Application fields: Pressure shells of deep-sea detectors, chemical equipment pipelines.

Characteristics: Stress relief annealing is required after cold bending. The springback angle of hot bending can be controlled within 1°, and the thickness of the surface oxide layer is less than 0.1mm.

2. Stamping Forming

Content: It is divided into cold stamping (wall thickness < 2mm) and hot stamping (deformation > 50%). Complex shapes are achieved through temperature control. For hot stamping, the blank is heated to 600 - 800℃ first, and the mold is preheated to 150 - 200℃ to reduce temperature difference stress.

Application fields: Aircraft wing skin panels, chemical equipment heads.

Characteristics: Cold stamping requires final annealing to eliminate stress. High-temperature hot stamping can achieve a single deformation of 60%, with a surface roughness of Ra < 0.8μm.

3. Spinning Forming

Content: By applying pressure to the rotating blank with spinning tools, hollow rotary parts are formed. It is divided into ordinary spinning (constant wall thickness) and power spinning (variable wall thickness), with the feed rate of the spinning wheel and the rotational speed of the mandrel as the core parameters.

Application fields: Bottoms of fuel tanks for aerospace rockets, nozzles of aviation engines.

Characteristics: Material utilization rate exceeds 90%, and the tolerance of thin-walled titanium alloy parts can be controlled within 0.03 to 0.05mm.

4. Injection Molding

Content: After mixing titanium alloy powder with a binder, injection molding is carried out. After debinding and sintering, precise parts are obtained. The particle size distribution of the powder and oxygen content need to be controlled.

Application fields: Dental implants, surgical instruments.

Characteristics: Excellent biocompatibility, suitable for small and complex structural parts, and high dimensional accuracy. ​​​​​​​

5. Hot Isostatic Pressing

Content: This process involves subjecting titanium alloy powders or billets to full densification under high temperature and pressure, with the pressure reaching over 100 MPa and the temperature ranging from 900 to 1200°C.

Application fields: High-temperature components of aero engines, nuclear power equipment.

Characteristics: Eliminates internal porosity, enhances mechanical properties of materials, and is suitable for components with high reliability requirements.

6. Die-less Multi-point Forming

Content: Local plastic deformation of titanium plates is achieved through multi-point array dies to realize large-scale curved surface forming. The displacement at each point needs to be controlled to coordinate the deformation.

Application fields: Ship pressure-resistant shells, spacecraft outer shells.

Characteristics: No need for traditional dies, suitable for single-piece or small-batch production, and reduces manufacturing costs.

7. Stretch Forming Technology

Content: By applying axial tensile force and lateral pressure to titanium plates, double curvature forming is achieved.
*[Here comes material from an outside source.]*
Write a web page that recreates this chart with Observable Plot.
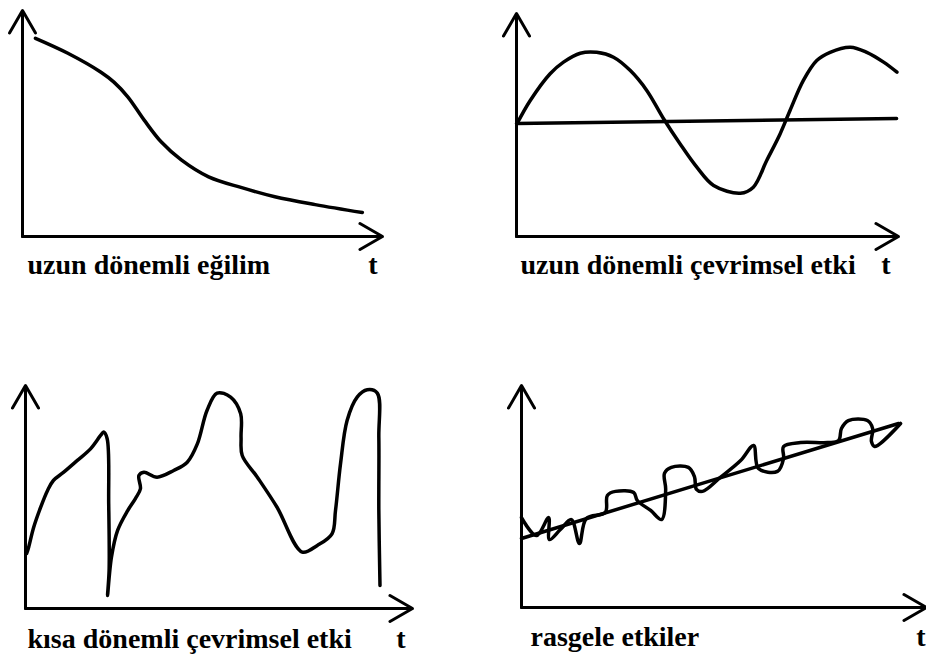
<!DOCTYPE html>
<html>
<head>
<meta charset="utf-8">
<script src="https://cdn.jsdelivr.net/npm/d3@7"></script>
<script src="https://cdn.jsdelivr.net/npm/@observablehq/plot@0.6"></script>
<style>
  body { margin: 0; background: #fff; }
  #wrap { position: relative; width: 926px; height: 657px; overflow: hidden; background: #fff; }
  .panel { position: absolute; }
</style>
</head>
<body>
<div id="wrap"></div>
<script>
// ---- Data (t, value) in 0–100 units for each panel ----
const panelTitles = [
  "uzun dönemli eğilim",
  "uzun dönemli çevrimsel etki",
  "kısa dönemli çevrimsel etki",
  "rasgele etkiler"
];
const axisName = "t";

// long-term trend
const trend = [
  [3.6, 87.7], [12.6, 81.1], [21.8, 72.7], [25.4, 68.3], [29.3, 61.7],
  [33.8, 51.5], [38.5, 41.9], [44.1, 33.9], [51.7, 26.4], [60.9, 21.6],
  [70.1, 17.6], [81.3, 14.1], [94.4, 10.6]
];

// long-term cycle and its level line
const longCycle = [
  [0.1, 50.5], [3.6, 61.0], [8.8, 73.0], [12.3, 78.2], [16.7, 82.2], [21.0, 82.6],
  [25.4, 80.4], [29.8, 74.4], [34.1, 65.5], [38.5, 52.8], [42.8, 41.6], [47.2, 31.1],
  [51.6, 22.9], [58.6, 19.4], [62.0, 22.1], [65.5, 34.1], [69.0, 46.0], [71.6, 56.5],
  [75.1, 70.0], [78.6, 78.9], [82.1, 82.6], [87.4, 84.9], [91.7, 82.6], [96.1, 78.2],
  [99.6, 73.7]
];
const cycleLevel = [[0, 50.7], [99.5, 52.9]];

// short-term cycle
const shortCycle = [
  [0.3, 24.7], [0.8, 27.4], [2.1, 36.3], [3.9, 45.3], [5.7, 52.9], [7.2, 57.4],
  [9.8, 61.0], [13.4, 66.4], [16.8, 71.6], [19.4, 77.6], [20.2, 79.1], [21.1, 76.1],
  [21.5, 46.9], [21.6, 17.0], [21.2, 5.8], [22.2, 22.9], [23.8, 35.0], [26.4, 43.9],
  [28.4, 49.3], [29.7, 53.7], [29.3, 59.6], [30.6, 61.1], [34.0, 58.9], [38.3, 61.9],
  [41.8, 65.6], [44.4, 73.8], [46.9, 88.8], [49.5, 96.6], [53.0, 94.8], [55.6, 87.3],
  [55.7, 76.8], [56.0, 68.6], [59.9, 58.9], [65.0, 45.4], [71.5, 25.3], [75.4, 28.3],
  [79.2, 33.5], [80.1, 43.9], [81.4, 64.9], [83.1, 84.3], [85.7, 94.8], [88.3, 98.1],
  [90.9, 96.6], [91.3, 76.8], [91.3, 43.9], [91.6, 10.3]
];

// random effects around a rising line
const randomLine = [[0, 31.1], [93.1, 82.9]];
const randomWiggle = [
  [0, 40.5], [3.7, 32.4], [6.7, 40.5], [6.9, 30.6], [9.6, 35.1], [12.3, 39.6],
  [14.3, 28.8], [16.0, 40.1], [20.7, 42.8], [21.2, 50.5], [23.2, 52.3], [27.7, 51.8],
  [28.6, 48.2], [31.9, 43.7], [34.6, 39.6], [35.6, 53.2], [35.3, 60.4], [37.0, 63.1],
  [41.2, 63.1], [42.7, 59.0], [43.2, 53.2], [44.7, 52.3], [49.1, 58.6], [54.1, 66.2],
  [57.3, 73.0], [58.5, 62.6], [63.2, 61.3], [64.7, 67.1], [64.7, 72.5], [68.9, 74.3],
  [75.6, 74.3], [78.3, 75.2], [79.0, 80.6], [80.7, 84.2], [85.4, 84.2], [86.7, 80.6],
  [86.4, 74.8], [87.2, 72.5], [93.6, 82.9]
];

const axisMax = 100;

// ---- Drawing ----
const toObj = a => a.map(([x, y]) => ({x, y}));
const FONT = "Liberation Serif";

function panel(cfg) {
  const axes = [
    {x1: 0, y1: 0, x2: axisMax, y2: 0},
    {x1: 0, y1: 0, x2: 0, y2: axisMax}
  ];
  const marks = [
    Plot.arrow(axes, {x1: "x1", y1: "y1", x2: "x2", y2: "y2", stroke: "#000",
      strokeWidth: 3, headLength: 13, headAngle: 60, strokeLinecap: "round"}),
    ...cfg.series.map(s => Plot.line(toObj(s.data), {x: "x", y: "y", stroke: "#000",
      strokeWidth: 3.5, curve: s.curve || "catmull-rom", strokeLinejoin: "round", strokeLinecap: "round"})),
    Plot.text([cfg.title], {frameAnchor: "bottom-left", dx: cfg.titleDx, dy: cfg.labelDy,
      textAnchor: "start", lineAnchor: "bottom", fontSize: 28, fontWeight: "bold",
      fontFamily: FONT, fill: "#000"}),
    Plot.text([axisName], {frameAnchor: "bottom-right", dx: cfg.tDx, dy: cfg.labelDy,
      textAnchor: "end", lineAnchor: "bottom", fontSize: 28, fontWeight: "bold",
      fontFamily: FONT, fill: "#000"})
  ];
  const svg = Plot.plot({
    width: cfg.width, height: cfg.height,
    marginLeft: cfg.m[0], marginRight: cfg.m[1], marginTop: cfg.m[2], marginBottom: cfg.m[3],
    x: {domain: [0, axisMax], axis: null},
    y: {domain: [0, axisMax], axis: null},
    style: {background: "transparent", overflow: "visible"},
    marks
  });
  const div = document.createElement("div");
  div.className = "panel";
  div.style.left = cfg.left + "px";
  div.style.top = cfg.top + "px";
  div.appendChild(svg);
  document.getElementById("wrap").appendChild(div);
}

panel({left: 0, top: 0, width: 463, height: 290, m: [22, 81, 10, 54],
  series: [{data: trend}], title: panelTitles[0], titleDx: 5, tDx: -5, labelDy: 37});
panel({left: 463, top: 0, width: 463, height: 290, m: [53, 28, 13, 54],
  series: [{data: longCycle}, {data: cycleLevel, curve: "linear"}],
  title: panelTitles[1], titleDx: 4, tDx: -8, labelDy: 37});
panel({left: 0, top: 370, width: 463, height: 287, m: [25, 51, 15, 49],
  series: [{data: shortCycle}], title: panelTitles[2], titleDx: 2, tDx: -7, labelDy: 39});
panel({left: 463, top: 370, width: 463, height: 287, m: [58, 0, 15, 50],
  series: [{data: randomLine, curve: "linear"}, {data: randomWiggle}],
  title: panelTitles[3], titleDx: 9, tDx: -1, labelDy: 38});
</script>
</body>
</html>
The ratio of tensile force to blank holder force needs to be controlled to prevent cracking.

Application fields: Spacecraft skins, automotive body panels.

Characteristics: High forming accuracy, good surface quality, suitable for high-curvature complex-shaped parts.

 

With the continuous expansion of titanium alloy applications, its forming processes are constantly innovating and developing. In the future, with the continuous emergence of new materials and new processes, titanium alloy forming technologies will become more efficient, precise, and environmentally friendly, providing strong support for the development of high-end manufacturing.